Start

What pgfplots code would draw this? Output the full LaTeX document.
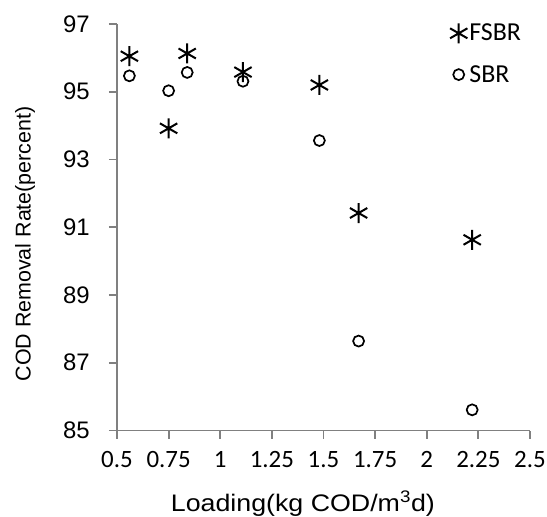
\documentclass[border=0pt]{standalone}
\usepackage{fontspec}
\setmainfont{Liberation Sans}
\newfontfamily\calfont{Carlito}
\newfontfamily\widefont[FakeStretch=1.12]{Liberation Sans}
\usepackage{pgfplots}
\pgfplotsset{compat=1.18}
\definecolor{axgray}{RGB}{128,128,128}

\begin{document}
\begin{tikzpicture}
\begin{axis}[
    name=ax,
    scale only axis,
    width=413bp, height=406.5bp,
    xmin=0.5, xmax=2.5,
    ymin=85, ymax=97,
    axis x line*=bottom,
    axis y line*=left,
    axis line style={axgray, line width=1.8bp},
    every tick/.append style={draw=axgray, line width=1.8bp},
    xtick align=outside,
    ytick align=outside,
    major tick length=8bp,
    xtick={0.5,0.75,1,1.25,1.5,1.75,2,2.25,2.5},
    xticklabels={0.5,0.75,1,1.25,1.5,1.75,2,2.25,2.5},
    ytick={85,87,89,91,93,95,97},
    /pgf/number format/assume math mode=true,
    xticklabel style={font=\calfont\fontsize{25}{29}\selectfont},
    yticklabel style={font=\fontsize{24}{28}\selectfont, inner xsep=19bp},
    xticklabel shift=9bp,
    xlabel={Loading(kg COD/m\textsuperscript{3}d)},
    ylabel={COD Removal Rate(percent)},
    xlabel style={font=\widefont\fontsize{24}{28}\selectfont,
        at={(rel axis cs:0.45,-0.2)}, anchor=base},
    ylabel style={font=\fontsize{21.5}{25}\selectfont,
        at={(rel axis cs:-0.2228,0.459)}, anchor=center},
    legend style={draw=none, fill=none, inner sep=0pt,
        at={(rel axis cs:0.806,1.005)}, anchor=north west,
        font=\calfont\fontsize{26}{30}\selectfont,
        row sep=19bp,
        /tikz/every even column/.append style={column sep=10bp}},
    legend cell align=left,
    clip=false,
]
\addplot[only marks, mark=asterisk, mark size=10bp,
    mark options={black, line width=2bp}] coordinates {
    (0.56,96.05) (0.75,93.92) (0.84,96.13) (1.11,95.58)
    (1.48,95.20) (1.67,91.42) (2.22,90.63)
};
\addlegendentry{FSBR}
\addplot[only marks, mark=o, mark size=5.5bp,
    mark options={black, line width=1.7bp}] coordinates {
    (0.56,95.47) (0.75,95.03) (0.84,95.57) (1.11,95.31)
    (1.48,93.56) (1.67,87.64) (2.22,85.61)
};
\addlegendentry{SBR}
\end{axis}
\pgfresetboundingbox
\path ([shift={(-117bp,-86.5bp)}]ax.south west) rectangle ([shift={(17bp,24bp)}]ax.north east);
\end{tikzpicture}
\end{document}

End

Stated problem :: Repeat the data exactly in full, omitting its pictures.

Task output ::
What pgfplots code would draw this? Output the full LaTeX document.
\documentclass[border=0pt]{standalone}
\usepackage{fontspec}
\setmainfont{Liberation Sans}
\newfontfamily\calfont{Carlito}
\newfontfamily\widefont[FakeStretch=1.12]{Liberation Sans}
\usepackage{pgfplots}
\pgfplotsset{compat=1.18}
\definecolor{axgray}{RGB}{128,128,128}

\begin{document}
\begin{tikzpicture}
\begin{axis}[
    name=ax,
    scale only axis,
    width=413bp, height=406.5bp,
    xmin=0.5, xmax=2.5,
    ymin=85, ymax=97,
    axis x line*=bottom,
    axis y line*=left,
    axis line style={axgray, line width=1.8bp},
    every tick/.append style={draw=axgray, line width=1.8bp},
    xtick align=outside,
    ytick align=outside,
    major tick length=8bp,
    xtick={0.5,0.75,1,1.25,1.5,1.75,2,2.25,2.5},
    xticklabels={0.5,0.75,1,1.25,1.5,1.75,2,2.25,2.5},
    ytick={85,87,89,91,93,95,97},
    /pgf/number format/assume math mode=true,
    xticklabel style={font=\calfont\fontsize{25}{29}\selectfont},
    yticklabel style={font=\fontsize{24}{28}\selectfont, inner xsep=19bp},
    xticklabel shift=9bp,
    xlabel={Loading(kg COD/m\textsuperscript{3}d)},
    ylabel={COD Removal Rate(percent)},
    xlabel style={font=\widefont\fontsize{24}{28}\selectfont,
        at={(rel axis cs:0.45,-0.2)}, anchor=base},
    ylabel style={font=\fontsize{21.5}{25}\selectfont,
        at={(rel axis cs:-0.2228,0.459)}, anchor=center},
    legend style={draw=none, fill=none, inner sep=0pt,
        at={(rel axis cs:0.806,1.005)}, anchor=north west,
        font=\calfont\fontsize{26}{30}\selectfont,
        row sep=19bp,
        /tikz/every even column/.append style={column sep=10bp}},
    legend cell align=left,
    clip=false,
]
\addplot[only marks, mark=asterisk, mark size=10bp,
    mark options={black, line width=2bp}] coordinates {
    (0.56,96.05) (0.75,93.92) (0.84,96.13) (1.11,95.58)
    (1.48,95.20) (1.67,91.42) (2.22,90.63)
};
\addlegendentry{FSBR}
\addplot[only marks, mark=o, mark size=5.5bp,
    mark options={black, line width=1.7bp}] coordinates {
    (0.56,95.47) (0.75,95.03) (0.84,95.57) (1.11,95.31)
    (1.48,93.56) (1.67,87.64) (2.22,85.61)
};
\addlegendentry{SBR}
\end{axis}
\pgfresetboundingbox
\path ([shift={(-117bp,-86.5bp)}]ax.south west) rectangle ([shift={(17bp,24bp)}]ax.north east);
\end{tikzpicture}
\end{document}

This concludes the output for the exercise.